Problem requirements:
Pull out every line in the data that has the string "chart" in it.

Source excerpt:
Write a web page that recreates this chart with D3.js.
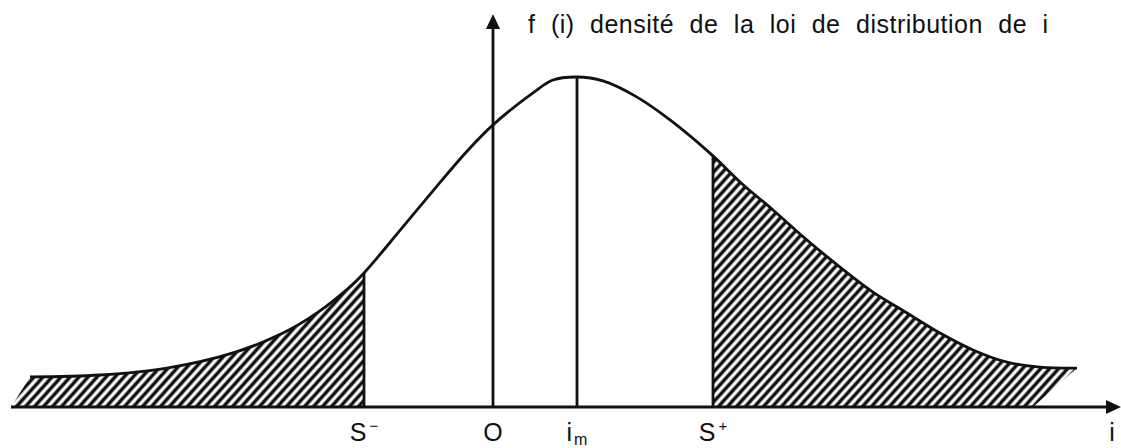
<!DOCTYPE html>
<html>
<head>
<meta charset="utf-8">
<script src="https://cdn.jsdelivr.net/npm/d3@7"></script>
<style>
  body { margin: 0; background: #fff; }
  text { font-family: "Liberation Sans", Arial, Helvetica, sans-serif; fill: #111; }
</style>
</head>
<body>
<div id="chart"></div>
<script>
const width = 1121;
const height = 448;

// density curve (i in arbitrary units, O = 0; f normalised to the peak)
const curveI = [-46.3, -39.3, -32.6, -26.0, -21.0, -17.6, -14.3, -12.9, -9.3, -6.0, -2.6, 0, 4.0, 6.0, 8.4,
  11.0, 14.4, 17.7, 22.0, 24.7, 28.0, 31.4, 34.7, 38.0, 41.4, 44.7, 48.0, 51.4, 54.7, 58.4];
const curveF = [0.091, 0.097, 0.118, 0.164, 0.224, 0.285, 0.364, 0.406, 0.535, 0.655, 0.775, 0.855, 0.952, 0.991, 1.0,
  0.988, 0.939, 0.870, 0.761, 0.682, 0.597, 0.506, 0.424, 0.348, 0.285, 0.224, 0.173, 0.136, 0.121, 0.118];

// marked positions on the i axis
const markNames = ["S-", "O", "im", "S+", "i"];
const markValues = [-12.9, 0, 8.4, 22.0, 61.9];

// feet of the hatched tails on the axis
const hatchFootLeft = -48.2;
const hatchFootRight = 54.0;

const title = "f (i) densité de la loi de distribution de i";

const data = curveI.map((v, k) => ({ i: v, f: curveF[k] }));
const sMinus = markValues[0], im = markValues[2], sPlus = markValues[3];
const fAt = v => data.find(d => d.i === v).f;

const x = d3.scaleLinear().domain([-48.2, 62.8]).range([11, 1121]);
const y = d3.scaleLinear().domain([0, 1]).range([407, 77]);
const smooth = d3.curveCatmullRom.alpha(0.5);

const svg = d3.select("#chart")
  .append("svg")
  .attr("width", width)
  .attr("height", height);

// hatch pattern
const angle = 48;
const spacing = 9 * Math.sin(angle * Math.PI / 180);
const pat = svg.append("defs").append("pattern")
  .attr("id", "hatch")
  .attr("patternUnits", "userSpaceOnUse")
  .attr("width", spacing)
  .attr("height", 20)
  .attr("patternTransform", `rotate(${90 - angle})`);
pat.append("line")
  .attr("x1", spacing / 2).attr("x2", spacing / 2)
  .attr("y1", -2).attr("y2", 22)
  .attr("stroke", "#111")
  .attr("stroke-width", 3.5);

// hatched tails
const leftTail = data.filter(d => d.i <= sMinus);
const rightTail = data.filter(d => d.i >= sPlus);

const tailArea = (first, last) => d3.area()
  .curve(smooth)
  .x0((d, k, arr) => k === 0 && first != null ? x(first) : (k === arr.length - 1 && last != null ? x(last) : x(d.i)))
  .x1(d => x(d.i))
  .y0(y(0))
  .y1(d => y(d.f));

svg.append("path")
  .datum(leftTail)
  .attr("fill", "url(#hatch)")
  .attr("d", tailArea(hatchFootLeft, null));

svg.append("path")
  .datum(rightTail)
  .attr("fill", "url(#hatch)")
  .attr("d", tailArea(null, hatchFootRight));

// vertical lines at S-, im, S+
svg.selectAll(".mark")
  .data([sMinus, im, sPlus])
  .enter()
  .append("line")
  .attr("class", "mark")
  .attr("x1", d => x(d)).attr("x2", d => x(d))
  .attr("y1", y(0))
  .attr("y2", d => y(fAt(d)))
  .attr("stroke", "#111")
  .attr("stroke-width", 2.8);

// density curve
svg.append("path")
  .datum(data)
  .attr("fill", "none")
  .attr("stroke", "#111")
  .attr("stroke-width", 2.8)
  .attr("d", d3.line().curve(smooth).x(d => x(d.i)).y(d => y(d.f)));

// i axis
const xAxis = d3.axisBottom(x).tickValues([]).tickSizeOuter(0);
const gx = svg.append("g")
  .attr("transform", `translate(0, ${y(0)})`)
  .call(xAxis);
gx.select(".domain").attr("stroke", "#111").attr("stroke-width", 2.8)
  .attr("d", `M${x(hatchFootLeft)},0H${width - 12}`);
svg.append("path")
  .attr("d", `M${width},${y(0)}l-15,-7v14z`)
  .attr("fill", "#111");

// f axis
const yAxis = d3.axisLeft(y).tickValues([]).tickSizeOuter(0);
const gy = svg.append("g")
  .attr("transform", `translate(${x(0)}, 0)`)
  .call(yAxis);
gy.select(".domain").attr("stroke", "#111").attr("stroke-width", 2.8)
  .attr("d", `M0,${y(0)}V26`);
svg.append("path")
  .attr("d", `M${x(0)},14l-7,15h14z`)
  .attr("fill", "#111");

// axis labels
const labels = svg.selectAll(".lab")
  .data(markNames.map((n, k) => ({ n, v: markValues[k] })))
  .enter()
  .append("text")
  .attr("class", "lab")
  .attr("x", d => x(d.v))
  .attr("y", 441)
  .attr("text-anchor", "middle")
  .style("font-size", "25px");

labels.each(function(d) {
  const t = d3.select(this);
  if (d.n === "S-" || d.n === "S+") {
    t.append("tspan").text("S");
    t.append("tspan").attr("dx", 3).attr("dy", -10).style("font-size", "15px")
      .text(d.n === "S-" ? "\u2212" : "+");
  } else if (d.n === "im") {
    t.append("tspan").text("i");
    t.append("tspan").attr("dx", 2).attr("dy", 4).style("font-size", "16px").text("m");
  } else {
    t.text(d.n);
  }
});

svg.append("text")
  .attr("x", 528)
  .attr("y", 33)
  .style("font-size", "25px")
  .style("word-spacing", "8px")
  .style("letter-spacing", "0.5px")
  .text(title);
</script>
</body>
</html>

Complete answer:
Write a web page that recreates this chart with D3.js.
<div id="chart"></div>
const svg = d3.select("#chart")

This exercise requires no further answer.